Before you begin, you need:
1) Cusp forms are rapidly decreasing (I should add "in Siegel sets"). This is standard, if somewhat technical.
2) Distributions on $X$ with prescribed $\mathcal Z$- and $K$-types are actually smooth functions. This is essentially an application of elliptic regularity.
3) $L^2_{\rm cusp}(X)$ is closed in $L^2(X)$. This is either obvious or straightforward, depending on what you already know.
(Note that while cusp forms are rapidly decreasing, $L^2_{\rm cusp}(X)$ is not made up of essentially bounded functions, because we have stronger criteria for a function to be a cusp form than just being in $L^2_{\rm cusp}(X)$)
Now that we have these facts at hand, the proof is pretty straightforward.
Cusp forms of specific type are rapidly decreasing (1), so essentially bounded. A convergent (in $L^2$) sequence of cusp forms of a specific type converges weakly to a distribution of the same type (it is necessary to use distributions to talk about the $\mathcal Z$-type of a non-smooth function), hence it was actually a smooth function (2), so it converges to a cusp form (3). So we can deduce that the space of cusp forms of a given type is finite dimensional.
This is not much more than an abbreviated transcription of the argument in Borel's "Automorphic forms on $SL_2({\mathbb R})$". The theorem is originally from Harish-Chandra, in "Automorphic forms on semisimple Lie groups".
The theorem I think Matt E refers to is the much stronger assertion that "irreducible unitary representations of reductive groups over local fields are admissible". This implies that irreducible unitary representations of adele groups are admissible. Which implies that subrepresentations of the space of cusp forms are admissible, which implies automorphic representations are admissible, since they are built up from cuspidal representations in ways that preserve admissibility (parabolic induction and subquotients). This theorem is provable in representation-theoretic terms (though it is surprisingly algebraic: the main tricks are about algebras).
It is important because it lets us factor automorphic representations over primes. It is not hard to show that irreducible admissible representations of adele groups factor over primes, but it wasn't proven that automorphic representations were admissible until it was proven that irreducible unitary representations were.

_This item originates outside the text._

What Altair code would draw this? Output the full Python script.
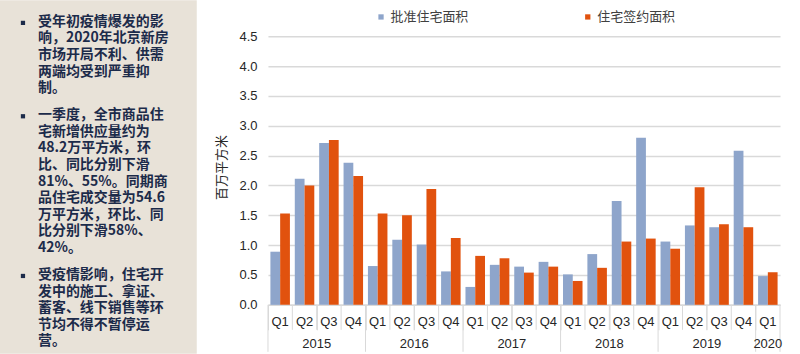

It is possible to express the finite-dimensionality in representation-theoretic terms: it is amounts to the fact that automorphic forms on $\mathrm{GL}_2(\mathbb A)$ form an admissible representation of $\mathrm{GL}_2(\mathbb A)$. (Actually, this statement is a little stronger, because it includes the Maass form case.)
But I'm not sure that one can prove this purely representation-theoretically. At least, it depends on analytic facts (or algebro-geometric equivalents, if one thinks in terms of Riemann--Roch), which have to be brought into play in one manner or another.